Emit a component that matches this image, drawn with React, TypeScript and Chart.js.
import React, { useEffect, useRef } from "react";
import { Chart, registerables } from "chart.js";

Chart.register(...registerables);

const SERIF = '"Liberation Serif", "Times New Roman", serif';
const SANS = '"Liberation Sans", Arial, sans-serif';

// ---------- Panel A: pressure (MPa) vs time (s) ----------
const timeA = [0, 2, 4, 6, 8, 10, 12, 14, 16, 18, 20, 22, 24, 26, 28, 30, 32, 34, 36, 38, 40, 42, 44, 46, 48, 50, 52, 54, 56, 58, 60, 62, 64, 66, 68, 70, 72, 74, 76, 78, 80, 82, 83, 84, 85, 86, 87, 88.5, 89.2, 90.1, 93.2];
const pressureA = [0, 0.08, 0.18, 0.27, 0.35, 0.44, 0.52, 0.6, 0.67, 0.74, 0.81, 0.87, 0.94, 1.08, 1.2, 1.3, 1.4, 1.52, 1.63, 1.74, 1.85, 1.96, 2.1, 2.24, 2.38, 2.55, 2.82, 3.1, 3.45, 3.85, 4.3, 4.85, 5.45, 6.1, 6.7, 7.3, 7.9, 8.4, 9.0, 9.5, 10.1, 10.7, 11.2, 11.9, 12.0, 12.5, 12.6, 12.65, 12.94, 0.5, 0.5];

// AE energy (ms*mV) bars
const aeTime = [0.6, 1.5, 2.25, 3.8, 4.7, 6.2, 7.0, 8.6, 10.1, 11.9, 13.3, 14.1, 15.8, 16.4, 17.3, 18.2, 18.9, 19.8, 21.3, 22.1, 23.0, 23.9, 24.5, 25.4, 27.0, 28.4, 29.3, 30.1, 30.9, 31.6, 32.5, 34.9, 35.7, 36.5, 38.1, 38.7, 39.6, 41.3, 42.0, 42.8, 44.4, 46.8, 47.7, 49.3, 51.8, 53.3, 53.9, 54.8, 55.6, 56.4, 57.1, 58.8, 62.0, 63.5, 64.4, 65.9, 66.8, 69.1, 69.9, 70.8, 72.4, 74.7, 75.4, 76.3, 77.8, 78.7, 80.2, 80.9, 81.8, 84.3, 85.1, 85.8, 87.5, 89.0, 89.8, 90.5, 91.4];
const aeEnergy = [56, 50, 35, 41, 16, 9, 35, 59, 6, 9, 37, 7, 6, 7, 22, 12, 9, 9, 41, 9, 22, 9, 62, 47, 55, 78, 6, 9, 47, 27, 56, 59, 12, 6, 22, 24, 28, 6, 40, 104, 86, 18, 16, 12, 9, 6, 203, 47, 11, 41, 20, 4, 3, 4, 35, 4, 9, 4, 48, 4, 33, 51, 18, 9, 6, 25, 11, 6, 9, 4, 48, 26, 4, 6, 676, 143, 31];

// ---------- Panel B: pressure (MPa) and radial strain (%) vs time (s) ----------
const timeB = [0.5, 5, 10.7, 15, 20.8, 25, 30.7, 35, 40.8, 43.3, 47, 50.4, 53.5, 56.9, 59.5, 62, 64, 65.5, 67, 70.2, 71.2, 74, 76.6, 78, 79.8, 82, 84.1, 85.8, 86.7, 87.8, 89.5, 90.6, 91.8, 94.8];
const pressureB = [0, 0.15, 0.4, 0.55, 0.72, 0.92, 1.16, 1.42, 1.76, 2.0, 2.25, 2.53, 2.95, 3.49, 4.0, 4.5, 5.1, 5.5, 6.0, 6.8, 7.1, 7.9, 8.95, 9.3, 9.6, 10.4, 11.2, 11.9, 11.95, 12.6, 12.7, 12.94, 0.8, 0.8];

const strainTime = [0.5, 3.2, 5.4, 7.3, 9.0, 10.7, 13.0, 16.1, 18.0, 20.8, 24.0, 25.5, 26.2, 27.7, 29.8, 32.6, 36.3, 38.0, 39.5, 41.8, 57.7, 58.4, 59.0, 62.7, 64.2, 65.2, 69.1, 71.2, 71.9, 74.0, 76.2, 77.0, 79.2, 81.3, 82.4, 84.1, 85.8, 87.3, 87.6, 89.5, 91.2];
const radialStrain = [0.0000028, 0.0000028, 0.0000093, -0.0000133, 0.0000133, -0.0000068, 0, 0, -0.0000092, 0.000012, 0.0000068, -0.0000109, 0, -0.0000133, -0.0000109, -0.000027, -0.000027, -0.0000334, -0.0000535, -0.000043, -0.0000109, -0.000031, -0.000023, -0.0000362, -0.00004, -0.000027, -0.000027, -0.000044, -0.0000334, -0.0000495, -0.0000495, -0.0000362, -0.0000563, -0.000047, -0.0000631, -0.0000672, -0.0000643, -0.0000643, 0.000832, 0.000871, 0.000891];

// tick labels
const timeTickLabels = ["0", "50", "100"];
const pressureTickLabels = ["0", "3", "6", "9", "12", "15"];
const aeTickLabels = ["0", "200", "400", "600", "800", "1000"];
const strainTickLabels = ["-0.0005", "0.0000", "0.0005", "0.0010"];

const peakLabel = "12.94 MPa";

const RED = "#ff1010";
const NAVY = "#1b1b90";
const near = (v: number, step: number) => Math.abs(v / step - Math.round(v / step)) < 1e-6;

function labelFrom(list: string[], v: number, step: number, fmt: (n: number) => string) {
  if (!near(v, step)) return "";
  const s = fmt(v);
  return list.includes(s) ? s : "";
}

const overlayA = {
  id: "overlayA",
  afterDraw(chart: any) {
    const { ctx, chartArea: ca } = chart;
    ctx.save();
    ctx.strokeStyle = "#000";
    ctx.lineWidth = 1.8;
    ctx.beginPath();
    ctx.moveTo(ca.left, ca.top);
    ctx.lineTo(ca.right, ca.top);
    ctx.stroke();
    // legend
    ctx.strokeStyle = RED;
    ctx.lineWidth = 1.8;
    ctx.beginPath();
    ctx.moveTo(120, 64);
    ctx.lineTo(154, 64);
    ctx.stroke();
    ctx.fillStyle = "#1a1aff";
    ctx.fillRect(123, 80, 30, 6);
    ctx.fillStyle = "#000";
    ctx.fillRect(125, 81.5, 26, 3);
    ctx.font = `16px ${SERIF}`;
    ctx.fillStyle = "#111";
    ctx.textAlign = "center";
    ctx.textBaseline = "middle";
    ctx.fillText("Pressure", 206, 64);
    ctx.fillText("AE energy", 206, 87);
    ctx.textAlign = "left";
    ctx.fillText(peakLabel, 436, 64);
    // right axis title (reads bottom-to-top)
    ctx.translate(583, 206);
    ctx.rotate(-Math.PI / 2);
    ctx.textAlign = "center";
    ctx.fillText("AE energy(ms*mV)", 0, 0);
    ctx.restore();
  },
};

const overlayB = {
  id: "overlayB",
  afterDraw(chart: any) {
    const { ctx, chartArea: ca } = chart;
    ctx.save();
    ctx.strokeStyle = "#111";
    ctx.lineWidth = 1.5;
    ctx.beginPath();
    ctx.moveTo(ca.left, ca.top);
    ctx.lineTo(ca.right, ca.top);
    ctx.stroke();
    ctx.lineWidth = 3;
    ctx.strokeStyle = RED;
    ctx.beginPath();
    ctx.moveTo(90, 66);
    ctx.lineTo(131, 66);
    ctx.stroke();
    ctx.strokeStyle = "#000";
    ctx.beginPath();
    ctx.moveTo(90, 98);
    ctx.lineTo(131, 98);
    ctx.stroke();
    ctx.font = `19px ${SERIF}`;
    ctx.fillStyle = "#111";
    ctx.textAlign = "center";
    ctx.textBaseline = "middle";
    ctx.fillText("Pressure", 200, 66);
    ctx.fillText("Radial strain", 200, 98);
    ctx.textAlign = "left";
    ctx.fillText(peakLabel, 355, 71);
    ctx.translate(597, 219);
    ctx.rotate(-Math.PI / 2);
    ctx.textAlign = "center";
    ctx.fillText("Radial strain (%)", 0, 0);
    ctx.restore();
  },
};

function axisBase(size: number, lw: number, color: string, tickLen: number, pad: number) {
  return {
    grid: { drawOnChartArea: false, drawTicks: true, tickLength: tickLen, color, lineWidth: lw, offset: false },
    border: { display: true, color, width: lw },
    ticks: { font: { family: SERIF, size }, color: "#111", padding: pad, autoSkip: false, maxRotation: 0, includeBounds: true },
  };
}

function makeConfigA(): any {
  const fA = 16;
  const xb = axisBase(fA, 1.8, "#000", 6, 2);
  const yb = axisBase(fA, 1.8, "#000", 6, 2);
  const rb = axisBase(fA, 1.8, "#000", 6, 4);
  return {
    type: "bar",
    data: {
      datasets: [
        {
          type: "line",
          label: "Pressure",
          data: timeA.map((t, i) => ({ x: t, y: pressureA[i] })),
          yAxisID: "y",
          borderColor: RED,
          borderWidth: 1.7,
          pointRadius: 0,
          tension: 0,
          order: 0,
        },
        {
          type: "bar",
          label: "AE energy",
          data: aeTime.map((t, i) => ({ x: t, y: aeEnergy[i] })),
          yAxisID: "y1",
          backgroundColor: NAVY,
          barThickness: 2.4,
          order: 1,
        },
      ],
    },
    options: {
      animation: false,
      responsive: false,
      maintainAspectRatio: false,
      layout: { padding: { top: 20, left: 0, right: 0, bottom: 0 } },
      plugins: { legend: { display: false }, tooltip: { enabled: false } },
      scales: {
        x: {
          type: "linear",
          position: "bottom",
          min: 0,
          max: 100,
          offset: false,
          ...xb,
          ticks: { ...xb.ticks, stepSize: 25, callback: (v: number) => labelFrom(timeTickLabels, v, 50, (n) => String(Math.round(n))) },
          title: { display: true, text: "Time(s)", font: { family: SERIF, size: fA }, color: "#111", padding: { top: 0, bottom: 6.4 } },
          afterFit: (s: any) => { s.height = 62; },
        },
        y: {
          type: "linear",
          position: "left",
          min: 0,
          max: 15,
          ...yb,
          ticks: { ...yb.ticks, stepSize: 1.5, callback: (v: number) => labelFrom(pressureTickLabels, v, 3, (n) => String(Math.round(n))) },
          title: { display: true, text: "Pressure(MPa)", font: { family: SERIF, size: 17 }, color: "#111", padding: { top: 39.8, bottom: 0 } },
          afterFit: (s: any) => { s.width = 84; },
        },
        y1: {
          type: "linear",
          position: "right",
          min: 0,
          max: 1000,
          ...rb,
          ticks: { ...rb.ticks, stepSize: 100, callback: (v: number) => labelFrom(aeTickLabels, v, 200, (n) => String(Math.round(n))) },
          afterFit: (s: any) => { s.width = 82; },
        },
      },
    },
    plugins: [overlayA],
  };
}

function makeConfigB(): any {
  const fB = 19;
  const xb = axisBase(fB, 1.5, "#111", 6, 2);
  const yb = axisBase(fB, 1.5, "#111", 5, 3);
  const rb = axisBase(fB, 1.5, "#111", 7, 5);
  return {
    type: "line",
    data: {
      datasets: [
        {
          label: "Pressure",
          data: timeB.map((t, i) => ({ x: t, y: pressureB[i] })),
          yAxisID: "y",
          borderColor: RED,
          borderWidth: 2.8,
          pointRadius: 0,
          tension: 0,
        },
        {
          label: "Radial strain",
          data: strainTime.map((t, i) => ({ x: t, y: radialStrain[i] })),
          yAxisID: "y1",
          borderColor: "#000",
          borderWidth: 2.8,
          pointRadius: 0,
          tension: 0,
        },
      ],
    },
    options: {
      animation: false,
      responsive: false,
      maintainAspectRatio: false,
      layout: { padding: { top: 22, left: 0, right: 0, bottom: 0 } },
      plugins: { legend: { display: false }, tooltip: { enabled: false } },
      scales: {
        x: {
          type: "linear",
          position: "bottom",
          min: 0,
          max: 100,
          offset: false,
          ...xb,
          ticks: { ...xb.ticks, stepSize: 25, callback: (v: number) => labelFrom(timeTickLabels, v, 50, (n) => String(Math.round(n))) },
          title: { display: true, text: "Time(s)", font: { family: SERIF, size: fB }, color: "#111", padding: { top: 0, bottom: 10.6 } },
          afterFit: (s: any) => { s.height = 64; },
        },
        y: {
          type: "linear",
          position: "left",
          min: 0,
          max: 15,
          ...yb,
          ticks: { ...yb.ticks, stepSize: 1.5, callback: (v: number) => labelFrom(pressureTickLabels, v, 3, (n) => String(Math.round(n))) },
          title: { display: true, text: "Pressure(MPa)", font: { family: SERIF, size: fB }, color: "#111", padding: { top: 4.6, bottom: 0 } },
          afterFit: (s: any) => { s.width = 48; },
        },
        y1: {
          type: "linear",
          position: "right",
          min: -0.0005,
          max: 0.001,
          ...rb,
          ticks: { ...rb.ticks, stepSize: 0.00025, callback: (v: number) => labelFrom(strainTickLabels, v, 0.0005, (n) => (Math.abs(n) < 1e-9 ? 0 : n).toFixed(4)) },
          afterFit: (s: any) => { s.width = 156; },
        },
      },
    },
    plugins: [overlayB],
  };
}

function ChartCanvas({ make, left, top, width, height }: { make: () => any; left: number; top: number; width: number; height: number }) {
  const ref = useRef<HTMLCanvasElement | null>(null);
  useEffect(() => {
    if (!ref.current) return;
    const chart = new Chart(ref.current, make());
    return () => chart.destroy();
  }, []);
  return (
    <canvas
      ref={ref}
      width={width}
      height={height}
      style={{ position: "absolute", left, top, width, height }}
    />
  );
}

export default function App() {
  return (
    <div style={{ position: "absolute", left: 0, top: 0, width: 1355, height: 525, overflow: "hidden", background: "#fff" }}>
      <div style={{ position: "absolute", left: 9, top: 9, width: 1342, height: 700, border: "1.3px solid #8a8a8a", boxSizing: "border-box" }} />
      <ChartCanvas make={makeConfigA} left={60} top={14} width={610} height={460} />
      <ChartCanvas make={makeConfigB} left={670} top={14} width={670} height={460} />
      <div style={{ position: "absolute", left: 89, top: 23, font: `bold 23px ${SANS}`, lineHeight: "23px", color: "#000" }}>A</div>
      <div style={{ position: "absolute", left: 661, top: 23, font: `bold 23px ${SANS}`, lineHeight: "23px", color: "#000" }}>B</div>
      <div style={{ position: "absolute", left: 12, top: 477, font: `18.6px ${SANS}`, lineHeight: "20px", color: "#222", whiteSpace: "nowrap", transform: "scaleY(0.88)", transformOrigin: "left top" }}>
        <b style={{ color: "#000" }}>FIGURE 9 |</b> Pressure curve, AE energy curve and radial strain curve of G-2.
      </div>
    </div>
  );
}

Given problem: Everything from the first line above through the line that contains "Chart.register(...registerables);" should be duplicated exactly, please, and nothing beyond it.

Expected answer:
Emit a component that matches this image, drawn with React, TypeScript and Chart.js.
import React, { useEffect, useRef } from "react";
import { Chart, registerables } from "chart.js";

Chart.register(...registerables);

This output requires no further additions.